Whistleblowers

Source: Daniel Ellsberg, The Pentagon Papers, 1971; Edward Snowden, NSA disclosures, 2013; Frances Haugen, Facebook Papers, 2021

Finding

Whistleblowing is the act of revealing concealed truth at personal cost. Daniel Ellsberg leaked the Pentagon Papers (1971), revealing that the US government had systematically lied about the Vietnam War’s progress and prospects. He faced charges under the Espionage Act (dismissed due to government misconduct). Edward Snowden disclosed NSA mass surveillance programs (2013), revealing the gap between government claims about surveillance scope and actual practice. He lives in exile. Frances Haugen leaked internal Facebook research (2021) showing the company knew Instagram harmed teenage mental health while publicly denying it. She faced career destruction. In each case, the structural pattern is identical: an institution maintained a fabrication; an insider, at personal cost, made the reality public.

Pattern Mapping

Honesty — Whistleblowing is honesty at the highest personal cost. The whistleblower makes public what the institution conceals. The cost measures the institution’s investment in the fabrication.

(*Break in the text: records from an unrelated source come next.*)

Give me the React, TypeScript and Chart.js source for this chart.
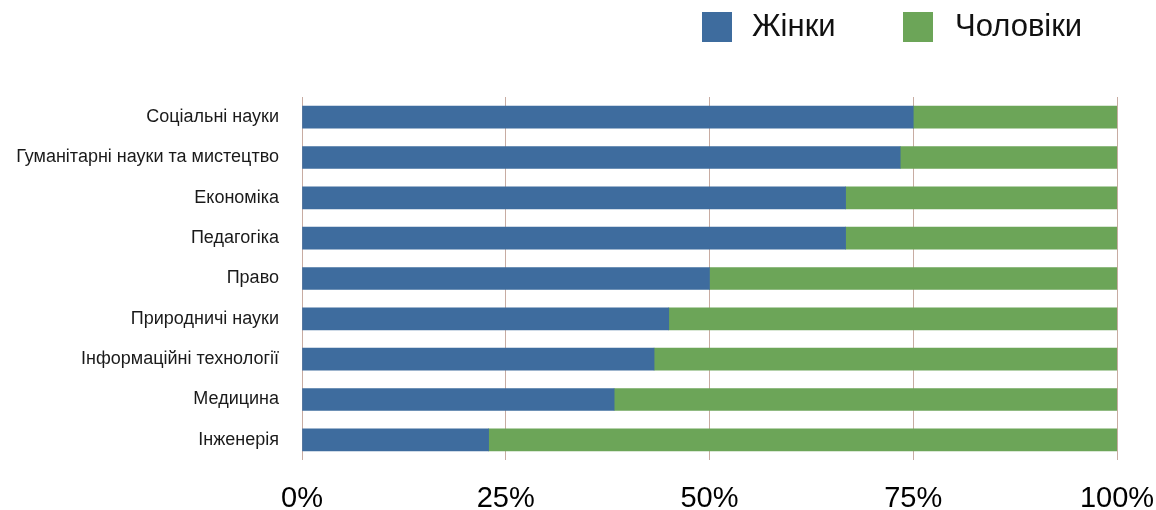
import React, { useEffect, useRef } from "react";
import { Chart, registerables } from "chart.js";

Chart.register(...registerables);

const categories = [
  "Соціальні науки",
  "Гуманітарні науки та мистецтво",
  "Економіка",
  "Педагогіка",
  "Право",
  "Природничі науки",
  "Інформаційні технології",
  "Медицина",
  "Інженерія",
];
const seriesNames = ["Жінки", "Чоловіки"];
const women = [75, 73.4, 66.7, 66.7, 50, 45, 43.2, 38.3, 22.9];
const men = [25, 26.6, 33.3, 33.3, 50, 55, 56.8, 61.7, 77.1];
const xTickValues = [0, 25, 50, 75, 100];
const colors = ["#3e6c9e", "#6ca558"];

const FONT = '"Liberation Sans", Arial, Helvetica, sans-serif';

const topLegend = {
  id: "topLegend",
  afterDraw(chart: any) {
    const ctx = chart.ctx;
    const spots = [
      [702, 752],
      [903, 955],
    ];
    ctx.save();
    ctx.font = `31px ${FONT}`;
    ctx.textBaseline = "middle";
    ctx.textAlign = "left";
    chart.data.datasets.forEach((ds: any, i: number) => {
      ctx.fillStyle = ds.backgroundColor;
      ctx.fillRect(spots[i][0], 12, 30, 30);
      ctx.fillStyle = "#111111";
      ctx.fillText(ds.label, spots[i][1], 27);
    });
    ctx.restore();
  },
};

export default function App() {
  const ref = useRef<HTMLCanvasElement | null>(null);

  useEffect(() => {
    if (!ref.current) return;
    const chart = new Chart(ref.current, {
      type: "bar",
      data: {
        labels: categories,
        datasets: [
          { label: seriesNames[0], data: women, backgroundColor: colors[0], borderWidth: 0 },
          { label: seriesNames[1], data: men, backgroundColor: colors[1], borderWidth: 0 },
        ],
      },
      plugins: [topLegend],
      options: {
        indexAxis: "y",
        animation: false,
        responsive: false,
        maintainAspectRatio: false,
        layout: { padding: { top: 97, right: 39, bottom: 0, left: 0 } },
        datasets: {
          bar: { barThickness: 22 },
        },
        plugins: {
          legend: { display: false },
          tooltip: { enabled: false },
        },
        scales: {
          x: {
            stacked: true,
            min: 0,
            max: 100,
            afterBuildTicks(scale: any) {
              scale.ticks = xTickValues.map((v) => ({ value: v }));
            },
            afterFit(scale: any) {
              scale.height = 50;
              scale.paddingLeft = 0;
              scale.paddingRight = 39;
            },
            grid: {
              color: "rgb(200,172,162)",
              lineWidth: 1,
              drawTicks: false,
            },
            border: { display: false },
            ticks: {
              padding: 22,
              color: "#000000",
              font: { family: FONT, size: 29 },
              callback: (v: any) => `${v}%`,
            },
          },
          y: {
            stacked: true,
            afterFit(scale: any) {
              scale.width = 302;
            },
            grid: { display: false, drawTicks: false },
            border: { display: false },
            ticks: {
              padding: 23,
              color: "#1a1a1a",
              font: { family: FONT, size: 18 },
            },
          },
        },
      },
    } as any);
    return () => chart.destroy();
  }, []);

  return (
    <div style={{ position: "fixed", left: 0, top: 0, width: 1156, height: 510, background: "#fff" }}>
      <canvas ref={ref} width={1156} height={510} style={{ width: 1156, height: 510, display: "block" }} />
    </div>
  );
}
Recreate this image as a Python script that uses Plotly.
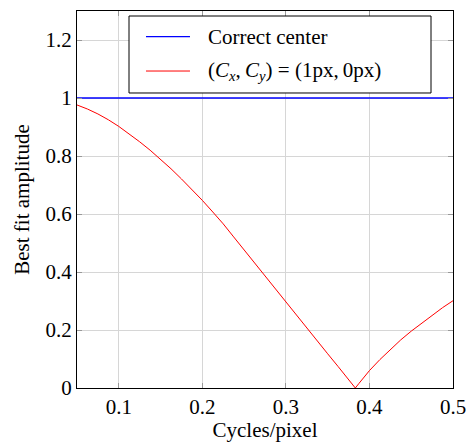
import plotly.graph_objects as go

# Spatial frequency (cycles/pixel) and best-fit amplitude of the shifted-center fit
freq = [0.05, 0.0625, 0.075, 0.0875, 0.1, 0.1125, 0.125, 0.1375, 0.15, 0.1625,
        0.175, 0.1875, 0.2, 0.2125, 0.225, 0.2375, 0.25, 0.2625, 0.275, 0.2875,
        0.3, 0.3125, 0.325, 0.3375, 0.35, 0.3625, 0.375, 0.3831,
        0.3875, 0.4, 0.4125, 0.425, 0.4375, 0.45, 0.4625, 0.475, 0.4875, 0.5]
amp_shifted = [0.976, 0.962, 0.945, 0.925, 0.902, 0.877, 0.849, 0.820, 0.789, 0.756,
               0.721, 0.685, 0.647, 0.607, 0.566, 0.521, 0.476, 0.430, 0.384, 0.339,
               0.294, 0.250, 0.206, 0.162, 0.118, 0.074, 0.030, 0.0,
               0.016, 0.060, 0.098, 0.133, 0.166, 0.196, 0.224, 0.251, 0.277, 0.301]

# Amplitude with the correct center is flat at 1
freq_correct = [0.05, 0.5]
amp_correct = [1.0, 1.0]

x_ticks = [0.1, 0.2, 0.3, 0.4, 0.5]
x_ticklabels = ["0.1", "0.2", "0.3", "0.4", "0.5"]
y_ticks = [0, 0.2, 0.4, 0.6, 0.8, 1.0, 1.2]
y_ticklabels = ["0", "0.2", "0.4", "0.6", "0.8", "1", "1.2"]

name_correct = "Correct center"
name_shifted = ("(<i>C</i><sub><i>x</i></sub>,&#8201;<i>C</i><sub><i>y</i></sub>)"
                "&#8197;=&#8197;(1px,&#8201;0px)")

FONT = "Liberation Serif"
FS = 21
BLUE = "rgb(0,0,255)"
RED = "rgb(255,0,0)"

fig = go.Figure()
fig.add_trace(go.Scatter(x=freq_correct, y=amp_correct, mode="lines", name=name_correct,
                         line=dict(color=BLUE, width=1.3), showlegend=False))
fig.add_trace(go.Scatter(x=freq, y=amp_shifted, mode="lines", name=name_shifted,
                         line=dict(color=RED, width=1.0), showlegend=False))

axis_common = dict(
    showline=True, linecolor="black", linewidth=1, mirror="allticks",
    showgrid=True, gridcolor="#d6d6d6", gridwidth=1,
    ticks="inside", ticklen=5, tickcolor="#999999", tickwidth=1,
    zeroline=False, automargin=False, ticklabeloverflow="allow",
    tickfont=dict(family=FONT, size=FS, color="black"),
)

fig.update_xaxes(range=[0.05, 0.5], tickvals=x_ticks, ticktext=x_ticklabels,
                 title=dict(text="Cycles/pixel", font=dict(family=FONT, size=FS, color="black"),
                            standoff=6),
                 **axis_common)
fig.update_yaxes(range=[0, 1.3], tickvals=y_ticks, ticktext=y_ticklabels,
                 title=dict(text="Best fit amplitude", font=dict(family=FONT, size=FS, color="black"),
                            standoff=10),
                 **axis_common)

# Legend box drawn in paper coordinates
lx0, lx1, ly0, ly1 = 0.1383, 0.9415, 0.7825, 0.9867
fig.add_shape(type="rect", xref="paper", yref="paper", x0=lx0, x1=lx1, y0=ly0, y1=ly1,
              line=dict(color="black", width=1), fillcolor="white", layer="above")
rows = [(0.9318, BLUE, 1.3, name_correct), (0.8408, RED, 1.0, name_shifted)]
for yy, col, w, label in rows:
    fig.add_shape(type="line", xref="paper", yref="paper", x0=0.1835, x1=0.3005, y0=yy, y1=yy,
                  line=dict(color=col, width=w), layer="above")
    fig.add_annotation(xref="paper", yref="paper", x=0.343, y=yy, xanchor="left", yanchor="middle",
                       text=label, showarrow=False, font=dict(family=FONT, size=FS, color="black"))

fig.update_layout(
    width=466, height=442,
    margin=dict(l=77, r=13, t=11, b=54, autoexpand=False),
    paper_bgcolor="white", plot_bgcolor="white",
    font=dict(family=FONT, size=FS, color="black"),
)

fig.write_html("out.html")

Non-fabrication — Each case exposed specific fabrications: the Pentagon’s fabricated war progress, the NSA’s fabricated surveillance limits, Facebook’s fabricated safety claims. The whistleblower restores non-fabrication by making the fabrication visible.

Humility — The whistleblower accepts that they cannot unilaterally fix the institution; they can only make the truth available. The act is humble in scope (disclosure, not remedy) and devastating in consequence.

Connections

  • Scientific Revolution — “Nullius in verba” — whistleblowing applies the scientific principle to institutions: don’t take the institution’s word for it
  • Nuclear Arms Control — IAEA verification is institutionalized whistleblowing; individual whistleblowers fill the gap where institutions refuse self-verification
  • Terror Management Theory — the personal cost of whistleblowing (career, freedom, safety) shows why fabrication persists: honesty is expensive ( Meta-Pattern 11 - Cost of Knowing)
  • Milgram Obedience — Milgram’s 35% who refused are structural whistleblowers: they broke alignment with authority to preserve alignment with conscience
  • Asch Conformity — the 25% who never conformed are the whistleblower’s psychological precursors
  • Wikipedia — Wikipedia’s transparency makes institutional whistleblowing less necessary; opacity is what creates the need

Status

Pentagon Papers: documented history (Ellsberg, Secrets, 2002). Snowden: documented in Greenwald, No Place to Hide (2014) and the ODNI’s own declassified reports. Haugen: SEC complaints and congressional testimony (October 2021) are public record. The characterization of whistleblowing as costly honesty is this project’s interpretation.


The mapping to the five properties is this project’s structural interpretation.